Fed Preview November 3rd, 2021

Here is a consolidated report on what analysts and researchers of 10 major banks expect from the Federal Reserve. The Fed is widely expected to announce a reduction of $15 billion in monthly asset purchases while keeping the policy rate unchanged.

“A November 3rd taper announcement looks like a forgone conclusion. It seems set to start in November with asset purchases reduced by USD15 B each month, split USD10 B Treasuries and USD5 B Agency MBS. The plan is for its purchases to be reduced to zero by June, but with the economy growing, creating jobs and likely experiencing elevated inflation through to at least the middle of next year we think it could be concluded more swiftly.

We don’t think interest rate increases will be far behind. We have been forecasting two interest rate increases in the second half of 2022 for quite some time – once in September and once in December. However, given the evident intensification of inflation pressures the risks are increasingly skewed towards the Federal Reserve taking a more aggressive position and hiking three times, starting in July.”

“Prior to the pre-meeting media blackout, numerous members of the FOMC expressed support for a formal taper decision at the November meeting. They also gave similar guidance on its length, with mid-2022 seen as the optimal end date. Beginning in December, this process will see bond and RMBS purchases by the Federal Reserve reduced by a combined USD15 B per month.

With this decision essentially a done deal for the market, participants will be focused on any discussion around the next steps for policy beyond the taper. We expect Chair Powell and the FOMC will recognise the risks with respect to inflation, but like the BoC be in no hurry to signal rate increases, with December 2022 still the most likely starting point.”

Danske Bank
“We expect the Fed will announce QE tapering at next week’s meeting. We expect the Fed to start tapering immediately in November with a tapering pace of USD15 B per month (completed in June). Risk is tilted towards a higher tapering pace of USD20 B per month. Fed Chair Jerome Powell sounded more concerned about high inflation on Friday, which we expect him to repeat on Wednesday. We expect Powell to repeat that the tapering decision is not related to a future decision on rate hikes. Still, we expect the rhetoric to be more hawkish than in September.”

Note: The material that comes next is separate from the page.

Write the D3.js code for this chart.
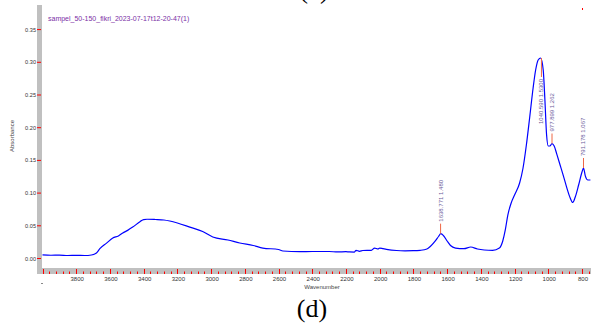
<!DOCTYPE html>
<html>
<head>
<meta charset="utf-8">
<script src="https://cdn.jsdelivr.net/npm/d3@7"></script>
<style>
  body { margin: 0; background: #fff; }
  svg { display: block; }
</style>
</head>
<body>
<svg id="chart" width="591" height="323"></svg>
<script>
// spectrum (wavenumber, absorbance)
const wavenumber = [4000, 3950, 3900, 3850, 3800, 3750, 3710, 3680, 3660, 3620, 3583, 3550, 3524, 3495, 3465, 3420,
  3400, 3380, 3330, 3280, 3245, 3200, 3126, 3050, 2990, 2900, 2830, 2750, 2693, 2600, 2574, 2474, 2400, 2300,
  2250, 2200, 2180, 2150, 2140, 2120, 2100, 2050, 2030, 2010, 2000, 1980, 1960, 1900, 1850, 1800, 1760, 1720,
  1700, 1670, 1650, 1638, 1620, 1600, 1580, 1550, 1500, 1460, 1420, 1380, 1330, 1290, 1270, 1255, 1240, 1220,
  1200, 1170, 1150, 1130, 1110, 1090, 1075, 1060, 1045, 1030, 1020, 1010, 1000, 990, 978, 965, 950, 930, 910,
  890, 870, 855, 840, 820, 800, 791, 780, 765, 750];
const absorbance = [0.0054, 0.0050, 0.0052, 0.0046, 0.0048, 0.0046, 0.0054, 0.0085, 0.0150, 0.0235, 0.0313, 0.0345, 0.0390, 0.0430, 0.0480, 0.0566,
  0.0595, 0.0600, 0.0596, 0.0589, 0.0573, 0.0543, 0.0480, 0.0413, 0.0329, 0.0283, 0.0237, 0.0199, 0.0160, 0.0138, 0.0115, 0.0104, 0.0107, 0.0107,
  0.0100, 0.0104, 0.0100, 0.0099, 0.0125, 0.0110, 0.0122, 0.0125, 0.0160, 0.0145, 0.0160, 0.0150, 0.0140, 0.0122, 0.0118, 0.0119, 0.0125, 0.0145,
  0.0183, 0.0268, 0.0340, 0.0380, 0.0344, 0.0268, 0.0199, 0.0160, 0.0150, 0.0176, 0.0145, 0.0130, 0.0125, 0.0160, 0.0268, 0.0436, 0.0665, 0.0849,
  0.0970, 0.1154, 0.1380, 0.1735, 0.2164, 0.2607, 0.2882, 0.3035, 0.3066, 0.2880, 0.2424, 0.1888, 0.1720, 0.1720, 0.1758, 0.1720, 0.1600, 0.1430, 0.1260,
  0.1080, 0.0925, 0.0856, 0.0940, 0.1124, 0.1323, 0.1384, 0.1260, 0.1200, 0.1200];

// peak picks
const peakWave = [1638.771, 1040.590, 977.899, 791.178];
const peakValue = [0.0380, 0.3066, 0.1758, 0.1384];
const peakText = ["1638.771  1.480", "1040.590  1.5300", "977.899  1.262", "791.178  1.067"];

const yTicks = [0, 0.05, 0.10, 0.15, 0.20, 0.25, 0.30, 0.35];
const xTickLabels = [3800, 3600, 3400, 3200, 3000, 2800, 2600, 2400, 2200, 2000, 1800, 1600, 1400, 1200, 1000, 800];

const title = "sampel_50-150_fikri_2023-07-17t12-20-47(1)";

const data = wavenumber.map((w, i) => ({ w: w, a: absorbance[i] }));

const svg = d3.select("#chart");
const x = d3.scaleLinear().domain([4000, 800]).range([42.5, 582]);
const y = d3.scaleLinear().domain([0, 0.35]).range([258.5, 29.6]);

// caption of the panel above (cut off) and this one
svg.append("text").attr("x", 314).attr("y", -2).attr("text-anchor", "middle")
  .style("font-family", "Liberation Serif, Times New Roman, serif").style("font-size", "27px").text("(c)");
svg.append("text").attr("x", 312).attr("y", 317).attr("text-anchor", "middle")
  .style("font-family", "Liberation Serif, Times New Roman, serif").style("font-size", "26px").text("(d)");

// gray axis bars
svg.append("rect").attr("x", 37).attr("y", 5).attr("width", 5).attr("height", 269).attr("fill", "#c0c0c0");
svg.append("rect").attr("x", 37).attr("y", 268).attr("width", 554).attr("height", 6).attr("fill", "#c0c0c0");

// y ticks
svg.selectAll(".ytick").data(yTicks).join("line").attr("class", "ytick")
  .attr("x1", 37).attr("x2", 41).attr("y1", d => y(d)).attr("y2", d => y(d))
  .attr("stroke", "#ff0000").attr("stroke-width", 1);
svg.selectAll(".ylab").data(yTicks).join("text").attr("class", "ylab")
  .attr("x", 36).attr("y", d => y(d) + 2).attr("text-anchor", "end")
  .style("font-family", "Liberation Sans, Arial, sans-serif").style("font-size", "5.6px").attr("fill", "#333")
  .text(d => d.toFixed(2));

svg.append("text").attr("transform", "translate(14,136) rotate(-90)").attr("text-anchor", "middle")
  .style("font-family", "Liberation Sans, Arial, sans-serif").style("font-size", "6px").attr("fill", "#444")
  .text("Absorbance");

// x ticks every 40, majors every 200
const xTicks = d3.range(760, 4001, 40);
svg.selectAll(".xtick").data(xTicks).join("line").attr("class", "xtick")
  .attr("x1", d => Math.round(x(d)) + 0.5).attr("x2", d => Math.round(x(d)) + 0.5)
  .attr("y1", d => d % 200 === 0 ? 269 : 271.5).attr("y2", 274)
  .attr("stroke", "#ff0000").attr("stroke-width", 1);
svg.selectAll(".xlab").data(xTickLabels).join("text").attr("class", "xlab")
  .attr("x", d => x(d) + 1).attr("y", 280.5).attr("text-anchor", "middle")
  .style("font-family", "Liberation Sans, Arial, sans-serif").style("font-size", "6px").attr("fill", "#333")
  .text(d => d);
svg.append("line").attr("x1", 41).attr("x2", 43).attr("y1", 283.5).attr("y2", 283.5).attr("stroke", "#888");
svg.append("text").attr("x", 322).attr("y", 289).attr("text-anchor", "middle")
  .style("font-family", "Liberation Sans, Arial, sans-serif").style("font-size", "6px").attr("fill", "#444")
  .text("Wavenumber");

// small red mark top right
svg.append("rect").attr("x", 582).attr("y", 8).attr("width", 1).attr("height", 2).attr("fill", "#ff0000");

// title
svg.append("text").attr("x", 48).attr("y", 20.5)
  .style("font-family", "Liberation Sans, Arial, sans-serif").style("font-size", "7px").attr("fill", "#7a2fa6")
  .text(title);

// spectrum
svg.append("clipPath").attr("id", "plotclip").append("rect")
  .attr("x", 42).attr("y", 5).attr("width", 549).attr("height", 263);
const line = d3.line().x(d => x(d.w)).y(d => y(d.a)).curve(d3.curveMonotoneX);
svg.append("path").datum(data).attr("clip-path", "url(#plotclip)")
  .attr("d", line).attr("fill", "none").attr("stroke", "#0000ff").attr("stroke-width", 1.2);

// peak markers and labels (label flips below the line when it would leave the plot)
peakWave.forEach((w, i) => {
  const px = x(w), py = y(peakValue[i]);
  const g = svg.append("g");
  const txt = g.append("text")
    .style("font-family", "Liberation Sans, Arial, sans-serif").style("font-size", "6px").attr("fill", "#6a5a9a")
    .text(peakText[i]);
  const len = txt.node().getComputedTextLength();
  let lineEnd, ty, anchor;
  if (py - 12 - len < 20) {
    lineEnd = py + 19; ty = lineEnd + 2; anchor = "end";
  } else {
    lineEnd = py - 10; ty = lineEnd - 2; anchor = "start";
  }
  g.append("line").attr("x1", px).attr("x2", px).attr("y1", py).attr("y2", lineEnd)
    .attr("stroke", "#ee6644").attr("stroke-width", 1);
  txt.attr("text-anchor", anchor)
    .attr("transform", `translate(${px + 2},${ty}) rotate(-90)`);
});
</script>
</body>
</html>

“Fed officials will almost certainly announce the start of tapering. As for ‘liftoff,’ we don’t expect any definitive new signals, and we expect ‘elevated’ inflation will continue to be characterized as ‘largely reflecting transitory factors,’ but the chairman will likely emphasize how tapering will give officials flexibility in responding if the economy evolves in a way that deviates significantly from current expectations.”


“The FOMC meeting is expected to conclude with a formal announcement of the start of tapering. There will be no update of the economic and rate projections). During the press conference, Powell is likely to stress again that the end of tapering does not automatically mean the start of hiking. And that the high inflation readings are transitory. We’ll put USD5 in the Atlanta Fed’s swear jar.”

RBC Economics
“The FOMC next week is expected to announce it will taper its bond-buying program to USD10 B in Treasuries and USD5 B in mortgage backed securities, and commit to wind down net purchases around mid-year 2022.”

“We look for the Fed to announce a reduction in the pace of current holdings of USD15 B per month. At present, the Fed purchases USD120 B per month, consisting of USD80 B of Treasury securities and USD40 B of mortgage-backed securities. It is expected to reduce Treasury purchases by USD10 B per month and mortgage-backed securities by USD5 B per month. By reducing in increments of USD15 B per month, the Fed should end its asset purchases by the middle of 2022.”

“Based on recent Fed communications, a taper of the central bank’s asset purchase pace is all but assured to be unveiled. The pace of reduction is likely to be set at USD15 B/month (allocated proportionally between Treasuries and MBS), which would imply completion of the tapering process midway through next year. The statement will surely acknowledge elevated inflation and we’ll be keen to see if the Fed opts to drop its ‘transitory’ assessment of inflationary pressures.

There will be no accompanying summary of economic projections presented – that will come in December – but the balance of risks is very clearly skewed to a more hawkish dot plot given ongoing inflationary pressures. However, Powell may remain non-committal in the press conference on the timing of future interest rate adjustments and reiterate that tapering asset purchases is not a signal that interest rate hikes are imminent.”

“Powell might not have the votes to be an all-out hawk, or the nerve to deliver a very stern message on rates before his reappointment is a lock. But giving the green light to start tapering now, and doing so on a tight timetable, would be a clear signal that the Fed wants to get that out of the way in time for a couple of rate hikes in the latter half of next year.”

“The Fed is ready to pull the tapering trigger this Wednesday and we see risks clearly tilted towards a swifter process than anticipated by the consensus. Powell will hence have to be very concrete rhetorically to avoid a copy/paste of what RBA, BoC and BoE have triggered in the very front-end of the respective yield curves. Unless Powell and the FOMC explicitly state that nothing can happen on the policy rate until a certain date, we expect markets to chase rate hikes even further after the policy decision to start tapering.”